--- Instructions for the task ---
Leave the pictures out, and retype all of the material exactly as written.

--- Dataset excerpt ---

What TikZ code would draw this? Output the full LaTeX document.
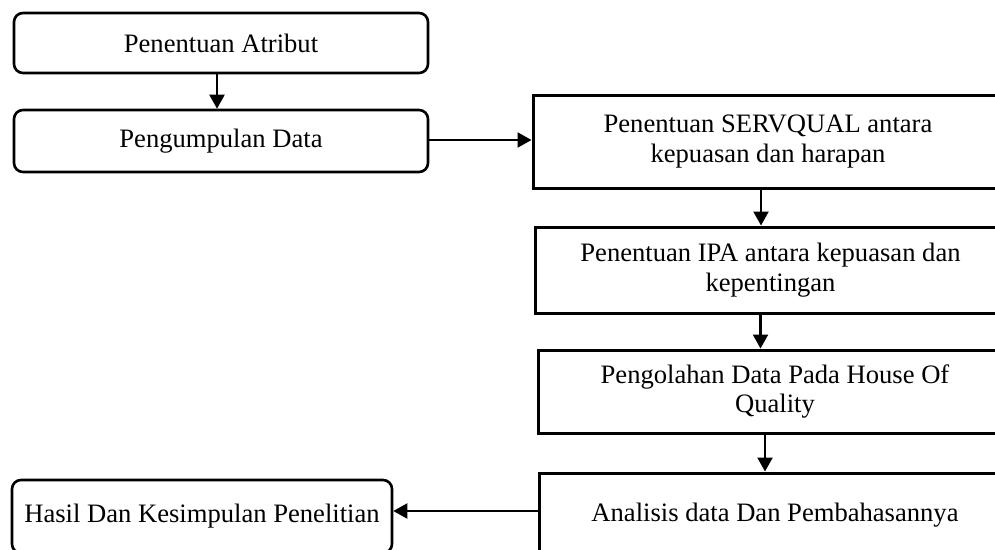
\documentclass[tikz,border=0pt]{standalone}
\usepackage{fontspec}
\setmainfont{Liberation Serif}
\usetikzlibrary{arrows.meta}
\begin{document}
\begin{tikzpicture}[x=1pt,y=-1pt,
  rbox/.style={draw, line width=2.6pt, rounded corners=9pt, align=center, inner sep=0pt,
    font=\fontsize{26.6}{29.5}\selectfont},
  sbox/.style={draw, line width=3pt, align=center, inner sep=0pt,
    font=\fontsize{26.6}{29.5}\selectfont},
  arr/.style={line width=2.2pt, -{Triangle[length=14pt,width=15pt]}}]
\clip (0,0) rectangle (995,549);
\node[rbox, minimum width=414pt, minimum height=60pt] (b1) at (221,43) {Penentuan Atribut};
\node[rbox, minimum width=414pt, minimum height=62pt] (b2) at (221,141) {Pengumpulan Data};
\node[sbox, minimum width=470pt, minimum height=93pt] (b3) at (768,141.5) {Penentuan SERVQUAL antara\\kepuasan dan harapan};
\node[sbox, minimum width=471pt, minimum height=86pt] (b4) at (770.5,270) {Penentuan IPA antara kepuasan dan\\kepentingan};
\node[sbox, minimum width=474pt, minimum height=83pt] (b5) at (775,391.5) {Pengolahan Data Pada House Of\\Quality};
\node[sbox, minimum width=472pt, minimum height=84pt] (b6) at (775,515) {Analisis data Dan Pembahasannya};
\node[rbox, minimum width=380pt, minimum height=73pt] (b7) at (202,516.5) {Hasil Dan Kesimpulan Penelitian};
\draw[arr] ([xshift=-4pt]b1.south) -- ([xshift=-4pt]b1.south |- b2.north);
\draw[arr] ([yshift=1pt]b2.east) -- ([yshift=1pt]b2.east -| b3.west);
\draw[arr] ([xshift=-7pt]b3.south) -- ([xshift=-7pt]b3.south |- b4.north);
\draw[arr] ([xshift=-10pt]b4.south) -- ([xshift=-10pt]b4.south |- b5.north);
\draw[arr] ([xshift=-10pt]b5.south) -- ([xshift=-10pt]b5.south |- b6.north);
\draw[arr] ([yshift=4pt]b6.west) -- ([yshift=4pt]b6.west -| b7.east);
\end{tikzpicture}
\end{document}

--- Output of the task ---
What TikZ code would draw this? Output the full LaTeX document.
\documentclass[tikz,border=0pt]{standalone}
\usepackage{fontspec}
\setmainfont{Liberation Serif}
\usetikzlibrary{arrows.meta}
\begin{document}
\begin{tikzpicture}[x=1pt,y=-1pt,
  rbox/.style={draw, line width=2.6pt, rounded corners=9pt, align=center, inner sep=0pt,
    font=\fontsize{26.6}{29.5}\selectfont},
  sbox/.style={draw, line width=3pt, align=center, inner sep=0pt,
    font=\fontsize{26.6}{29.5}\selectfont},
  arr/.style={line width=2.2pt, -{Triangle[length=14pt,width=15pt]}}]
\clip (0,0) rectangle (995,549);
\node[rbox, minimum width=414pt, minimum height=60pt] (b1) at (221,43) {Penentuan Atribut};
\node[rbox, minimum width=414pt, minimum height=62pt] (b2) at (221,141) {Pengumpulan Data};
\node[sbox, minimum width=470pt, minimum height=93pt] (b3) at (768,141.5) {Penentuan SERVQUAL antara\\kepuasan dan harapan};
\node[sbox, minimum width=471pt, minimum height=86pt] (b4) at (770.5,270) {Penentuan IPA antara kepuasan dan\\kepentingan};
\node[sbox, minimum width=474pt, minimum height=83pt] (b5) at (775,391.5) {Pengolahan Data Pada House Of\\Quality};
\node[sbox, minimum width=472pt, minimum height=84pt] (b6) at (775,515) {Analisis data Dan Pembahasannya};
\node[rbox, minimum width=380pt, minimum height=73pt] (b7) at (202,516.5) {Hasil Dan Kesimpulan Penelitian};
\draw[arr] ([xshift=-4pt]b1.south) -- ([xshift=-4pt]b1.south |- b2.north);
\draw[arr] ([yshift=1pt]b2.east) -- ([yshift=1pt]b2.east -| b3.west);
\draw[arr] ([xshift=-7pt]b3.south) -- ([xshift=-7pt]b3.south |- b4.north);
\draw[arr] ([xshift=-10pt]b4.south) -- ([xshift=-10pt]b4.south |- b5.north);
\draw[arr] ([xshift=-10pt]b5.south) -- ([xshift=-10pt]b5.south |- b6.north);
\draw[arr] ([yshift=4pt]b6.west) -- ([yshift=4pt]b6.west -| b7.east);
\end{tikzpicture}
\end{document}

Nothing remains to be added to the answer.